Mientras tanto, en el PSOE la empatía de Gabilondo se enfrenta al recelo de Ábalos. El catedrático lamentó la derrota, mientras que el Ministro de Transportes sentenció la muerte política del que sonaba para defensor del pueblo. Sánchez no acompañó a su candidato en la noche electoral. Se palpaba la estrepitosa derrota y plasmaba así su desvinculación con el “fracaso” en la capital. También en la dimisión inmediata del secretario general socialista en Madrid, José Manuel Franco, cortafuegos interno para que las llamas no alcancen la Moncloa.
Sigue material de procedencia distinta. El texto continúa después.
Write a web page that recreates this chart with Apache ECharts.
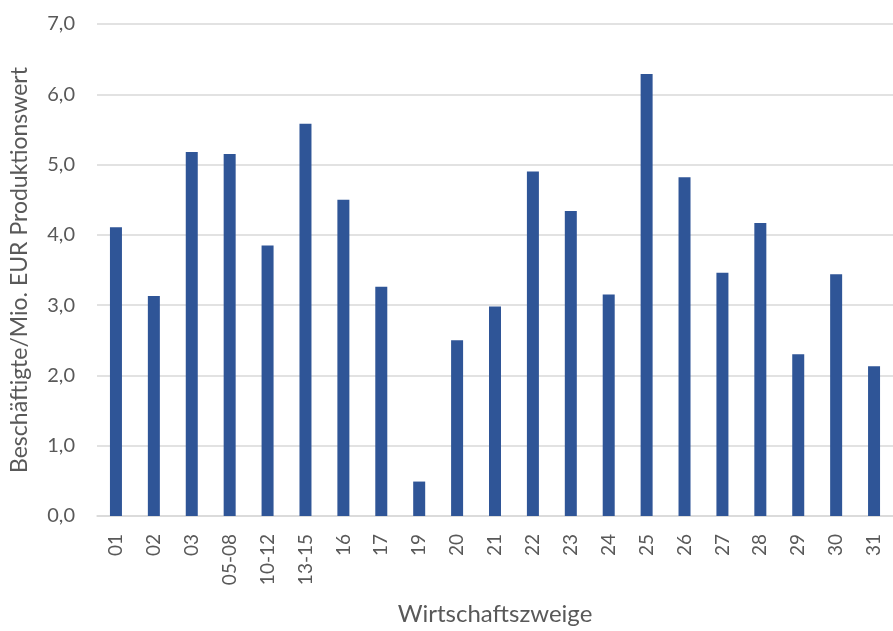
<!DOCTYPE html>
<html>
<head>
<meta charset="utf-8">
<script src="https://cdn.jsdelivr.net/npm/echarts@6/dist/echarts.min.js"></script>
<style>
  html, body { margin: 0; padding: 0; background: #fff; }
  #chart { width: 893px; height: 631px; }
</style>
</head>
<body>
<div id="chart"></div>
<script>
// Wirtschaftszweige (Branchencodes)
const categories = ['01', '02', '03', '05-08', '10-12', '13-15', '16', '17', '19', '20', '21',
  '22', '23', '24', '25', '26', '27', '28', '29', '30', '31'];
// Beschäftigte je Mio. EUR Produktionswert
const values = [4.11, 3.13, 5.18, 5.15, 3.85, 5.58, 4.50, 3.26, 0.49, 2.50, 2.98,
  4.90, 4.34, 3.15, 6.29, 4.82, 3.46, 4.17, 2.30, 3.44, 2.13];
const yTicks = { min: 0, max: 7, interval: 1 };
const yAxisTitle = 'Beschäftigte/Mio. EUR Produktionswert';
const xAxisTitle = 'Wirtschaftszweige';

const FONT = 'Lato, "Open Sans", sans-serif';
const TEXT = '#595959';
const GRID = '#d9d9d9';

const chart = echarts.init(document.getElementById('chart'));
chart.setOption({
  animation: false,
  grid: { left: 97, right: -9, top: 24, bottom: 112 },
  xAxis: {
    type: 'category',
    data: categories,
    name: xAxisTitle,
    nameLocation: 'middle',
    nameGap: 86,
    nameTextStyle: { fontFamily: FONT, fontSize: 24, color: TEXT, letterSpacing: 2.2 },
    axisLine: { lineStyle: { color: GRID, width: 1.5 } },
    axisTick: { show: false },
    axisLabel: {
      rotate: 90,
      margin: 18,
      interval: 0,
      fontFamily: FONT,
      fontSize: 19,
      color: TEXT
    }
  },
  yAxis: {
    type: 'value',
    min: yTicks.min,
    max: yTicks.max,
    interval: yTicks.interval,
    name: yAxisTitle,
    nameLocation: 'middle',
    nameGap: 66,
    nameTextStyle: { fontFamily: FONT, fontSize: 23, color: TEXT, letterSpacing: 2.2 },
    axisLine: { show: false },
    axisTick: { show: false },
    splitLine: { lineStyle: { color: GRID, width: 1.5 } },
    axisLabel: {
      margin: 22,
      fontFamily: FONT,
      fontSize: 20,
      color: TEXT,
      formatter: v => v.toFixed(1).replace('.', ',')
    }
  },
  series: [{
    type: 'bar',
    data: values,
    barWidth: 12,
    itemStyle: { color: '#2f5597' }
  }]
});
</script>
</body>
</html>
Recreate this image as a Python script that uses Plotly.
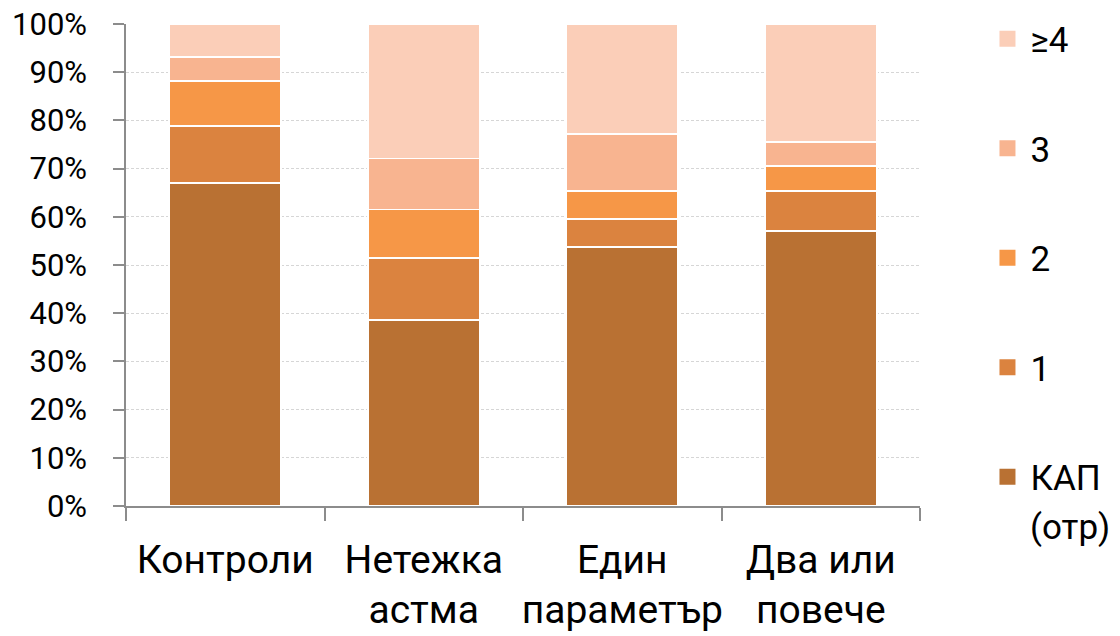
import plotly.graph_objects as go

categories = ["Контроли", "Нетежка<br>астма", "Един<br>параметър", "Два или<br>повече"]

# share of each group (%), stacked from bottom to top
kap = [67.0, 38.6, 53.8, 57.1]
one = [11.8, 12.8, 5.8, 8.3]
two = [9.4, 10.1, 5.8, 5.1]
three = [5.0, 10.6, 11.8, 5.1]
four_plus = [6.8, 27.9, 22.8, 24.4]

series_names = ["КАП", "1", "2", "3", "≥4"]
series_values = [kap, one, two, three, four_plus]
series_colors = ["#B97133", "#DB833F", "#F69747", "#F8B490", "#FBCEB8"]

FONT = "Roboto"

fig = go.Figure()
for name, vals, col in zip(series_names, series_values, series_colors):
    fig.add_trace(go.Bar(
        x=categories,
        y=[v / 100 for v in vals],
        name=name,
        showlegend=False,
        marker=dict(color=col, line=dict(color="white", width=1.8)),
        hoverinfo="skip",
    ))

# legend entries with larger square swatches, top entry = top of the stack
n = len(series_names)
for i, (name, col) in enumerate(zip(series_names, series_colors)):
    fig.add_trace(go.Scatter(
        x=[None], y=[None],
        mode="markers",
        name=name,
        legendgroup=f"g{i}",
        legendrank=n - i,
        marker=dict(symbol="square", size=16, color=col),
        hoverinfo="skip",
    ))

fig.add_annotation(
    text="(отр)",
    xref="paper", yref="paper",
    x=(1028 - 126) / 794, y=(506 - 527) / 482,
    xanchor="left", yanchor="middle",
    showarrow=False,
    font=dict(size=35, family=FONT, color="black"),
)

fig.update_layout(
    barmode="stack",
    bargap=0.435,
    width=1120,
    height=636,
    margin=dict(l=126, r=200, t=24, b=130, autoexpand=False),
    paper_bgcolor="white",
    plot_bgcolor="white",
    font=dict(family=FONT, color="black"),
    legend=dict(
        traceorder="grouped",
        tracegroupgap=61,
        itemwidth=36,
        xref="container", yref="container",
        x=0.879, y=0.985, xanchor="left", yanchor="top",
        font=dict(size=35, family=FONT),
        bgcolor="rgba(0,0,0,0)",
        maxheight=630,
    ),
    xaxis=dict(
        showline=True, linecolor="#8C8C8C", linewidth=1.5,
        ticks="outside", ticklen=13, tickwidth=1.5, tickcolor="#8C8C8C",
        tickson="boundaries",
        tickangle=0,
        automargin=False,
        tickfont=dict(size=39, family=FONT),
        ticklabelstandoff=18,
        showgrid=False,
    ),
    yaxis=dict(
        range=[0, 1],
        tickformat=".0%",
        dtick=0.1,
        automargin=False,
        showline=True, linecolor="#8C8C8C", linewidth=1.5,
        ticks="outside", ticklen=11, tickwidth=1.5, tickcolor="#8C8C8C",
        tickfont=dict(size=31, family=FONT),
        ticklabelstandoff=20,
        showgrid=True, gridcolor="#D6D6D6", gridwidth=1, griddash="3px,2px",
        zeroline=False,
    ),
)

fig.write_html("out.html")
El sorpasso de Más Madrid hace justicia al trabajo realizado en la Asamblea. Asumieron el papel opositor al gobierno abandonado por Gabilondo. El compromiso apremia. Pero también su discurso moderado, manteniéndose al margen de la guerra entre polos de izquierda y derecha.
A la lista de descalabros estratégicos de Murcia y Madrid se le suma el resurgimiento de la guerra interna andaluza. Susana Díaz, lejos de tirar la toalla aún habiendo perdido la secretaría general socialista y la hegemonía autonómica, se enfrenta a un sanchismo en horas bajas en las primarias de Andalucía.
Otro de los mensajes postelectorales madrileños es que el centro no vende. Porque no cuela. Ciudadanos, ofuscado por la continuidad de un gobierno junto a los populares, dejó huérfano este espacio político a pesar de autodefinirse - hasta la saciedad - como tal. Un partido de centro carece de sentido cuando el volante solo gira hacia una dirección. Luces que provocan sombras. El precio de la política no baja.